Padahal, izin ini wajib bagi setiap perusahaan yang beraktivitas di sekitar atau melintasi kawasan konservasi laut. Tanpa izin, setiap pergerakan ore nikel melalui jalur ini ilegal dan berpotensi merusak ekosistem yang selama ini menjadi kebanggaan Sultra.
Ironisnya, meski BKSDA Sultra telah melayangkan surat resmi meminta kerja sama dalam bentuk Perjanjian Kerja Sama (PKS), tak ada satu pun dari 13 perusahaan itu yang merespons.
“Kita sudah bersurat, tapi tidak ada respon sama sekali. Kami akan kirim surat lagi, dan kalau tetap tidak diindahkan, akan kami laporkan ke Gakkum Kemenhut,” tegas Kepala BKSDA Sultra, Sabtu (26/7/2025).
Kondisi ini memunculkan tanda tanya besar: Mengapa perusahaan-perusahaan ini tetap bebas beroperasi tanpa izin lengkap? Di mana fungsi pengawasan dan penegakan hukum.

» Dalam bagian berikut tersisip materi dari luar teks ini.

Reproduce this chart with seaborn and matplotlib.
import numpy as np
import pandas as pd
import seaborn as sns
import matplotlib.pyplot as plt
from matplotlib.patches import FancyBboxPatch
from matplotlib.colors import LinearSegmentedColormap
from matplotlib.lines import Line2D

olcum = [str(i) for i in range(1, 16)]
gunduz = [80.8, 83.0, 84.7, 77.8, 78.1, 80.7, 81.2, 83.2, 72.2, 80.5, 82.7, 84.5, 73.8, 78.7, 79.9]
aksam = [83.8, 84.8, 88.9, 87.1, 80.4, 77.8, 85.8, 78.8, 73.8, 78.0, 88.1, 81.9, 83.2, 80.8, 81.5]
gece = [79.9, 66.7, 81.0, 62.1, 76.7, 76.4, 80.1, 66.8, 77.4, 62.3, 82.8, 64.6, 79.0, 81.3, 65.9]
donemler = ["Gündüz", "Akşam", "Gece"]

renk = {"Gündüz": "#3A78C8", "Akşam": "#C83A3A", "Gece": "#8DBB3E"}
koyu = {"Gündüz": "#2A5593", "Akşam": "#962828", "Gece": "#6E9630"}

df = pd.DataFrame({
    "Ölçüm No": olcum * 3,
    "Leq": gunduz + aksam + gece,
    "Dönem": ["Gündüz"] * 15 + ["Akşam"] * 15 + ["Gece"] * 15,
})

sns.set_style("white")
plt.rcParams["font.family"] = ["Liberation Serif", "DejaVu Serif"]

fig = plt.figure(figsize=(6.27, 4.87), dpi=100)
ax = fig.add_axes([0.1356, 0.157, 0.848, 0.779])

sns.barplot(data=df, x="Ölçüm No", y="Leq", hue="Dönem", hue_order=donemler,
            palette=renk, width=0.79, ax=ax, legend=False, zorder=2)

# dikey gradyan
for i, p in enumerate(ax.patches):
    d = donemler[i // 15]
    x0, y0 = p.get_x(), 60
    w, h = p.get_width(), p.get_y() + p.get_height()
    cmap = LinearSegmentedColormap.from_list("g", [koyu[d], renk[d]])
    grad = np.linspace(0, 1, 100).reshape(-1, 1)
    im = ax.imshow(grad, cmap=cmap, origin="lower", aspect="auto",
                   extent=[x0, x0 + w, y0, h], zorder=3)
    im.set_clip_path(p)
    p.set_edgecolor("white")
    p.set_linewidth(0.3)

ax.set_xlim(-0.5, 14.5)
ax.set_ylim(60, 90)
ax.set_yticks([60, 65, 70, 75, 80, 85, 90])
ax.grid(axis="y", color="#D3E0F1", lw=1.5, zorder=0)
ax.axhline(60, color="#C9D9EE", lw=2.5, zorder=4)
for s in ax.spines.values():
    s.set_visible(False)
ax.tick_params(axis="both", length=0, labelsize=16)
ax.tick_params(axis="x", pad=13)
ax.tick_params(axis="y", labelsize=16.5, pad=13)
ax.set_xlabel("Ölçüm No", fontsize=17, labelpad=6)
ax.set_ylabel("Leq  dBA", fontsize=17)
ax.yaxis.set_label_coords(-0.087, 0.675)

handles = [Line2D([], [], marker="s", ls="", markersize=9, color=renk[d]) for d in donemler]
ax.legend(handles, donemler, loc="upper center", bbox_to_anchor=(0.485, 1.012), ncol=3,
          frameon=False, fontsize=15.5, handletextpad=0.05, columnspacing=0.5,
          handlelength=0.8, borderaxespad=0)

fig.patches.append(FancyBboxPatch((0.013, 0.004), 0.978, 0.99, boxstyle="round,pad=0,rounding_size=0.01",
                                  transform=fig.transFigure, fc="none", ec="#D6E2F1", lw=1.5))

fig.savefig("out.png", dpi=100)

Menurut data Minerba One Data Indonesia (MODI) Kementerian ESDM, PT AKP memegang IUP Operasi Produksi seluas 1.975 hektare hingga tahun 2030. Sedangkan PT IBM menguasai 576 hektare hingga 2034. Keduanya masuk daftar hitam perusahaan yang belum memiliki izin lintas kawasan konservasi TWAL Labengki.
Lebih parah lagi, aktivitas tambang mereka diduga memanfaatkan jalur laut yang berada dekat kawasan konservasi tanpa kontribusi nyata terhadap pelestarian lingkungan laut.
Kepala Seksi Wilayah II BKSDA Sultra, Prihanto, menegaskan bahwa izin lintas tetap wajib meski perusahaan mengklaim tidak melintasi kawasan konservasi secara langsung.
“Mau lewat atau tidak, kalau jetty dekat kawasan konservasi tetap wajib ada izin. Kalau nanti kedapatan melintas tanpa izin, kami akan rekomendasikan pencabutan IUP,” ujarnya.
Tanpa pengaturan dan pengawasan ketat, ancaman terhadap terumbu karang, biota laut, dan keberlanjutan ekosistem TWAL Labengki sangat besar. Padahal, izin lintas kawasan konservasi tak hanya soal legalitas, tapi juga memuat kewajiban moral dan ekologis seperti, pemberdayaan masyarakat pesisir lingkar tambang, pembersihan pantai di wilayah konservasi, transplantasi terumbu karang dan rehabilitasi laut dan patroli pengawasan bersama BKSDA.
Tanpa izin, seluruh kewajiban ini tak berjalan, dan kerusakan laut bisa menjadi bencana ekologis jangka panjang.
Jika BKSDA Sultra dan aparat penegak hukum hanya berhenti di surat peringatan, publik akan menilai bahwa ada permainan pembiaran di balik praktik tambang yang berpotensi merusak Labengki.
Pemerintah pusat, khususnya Kementerian LHK dan Kementerian ESDM, harus turun tangan. Pencabutan IUP bagi perusahaan yang membandel bukan sekadar opsi, tapi keharusan demi menyelamatkan Labengki dari kehancuran.
Labengki bukan hanya aset wisata, tapi warisan alam yang tak ternilai harganya. Membiarkan tambang tanpa izin merajalela sama saja dengan menggadaikan masa depan ekosistem laut demi keuntungan segelintir korpora.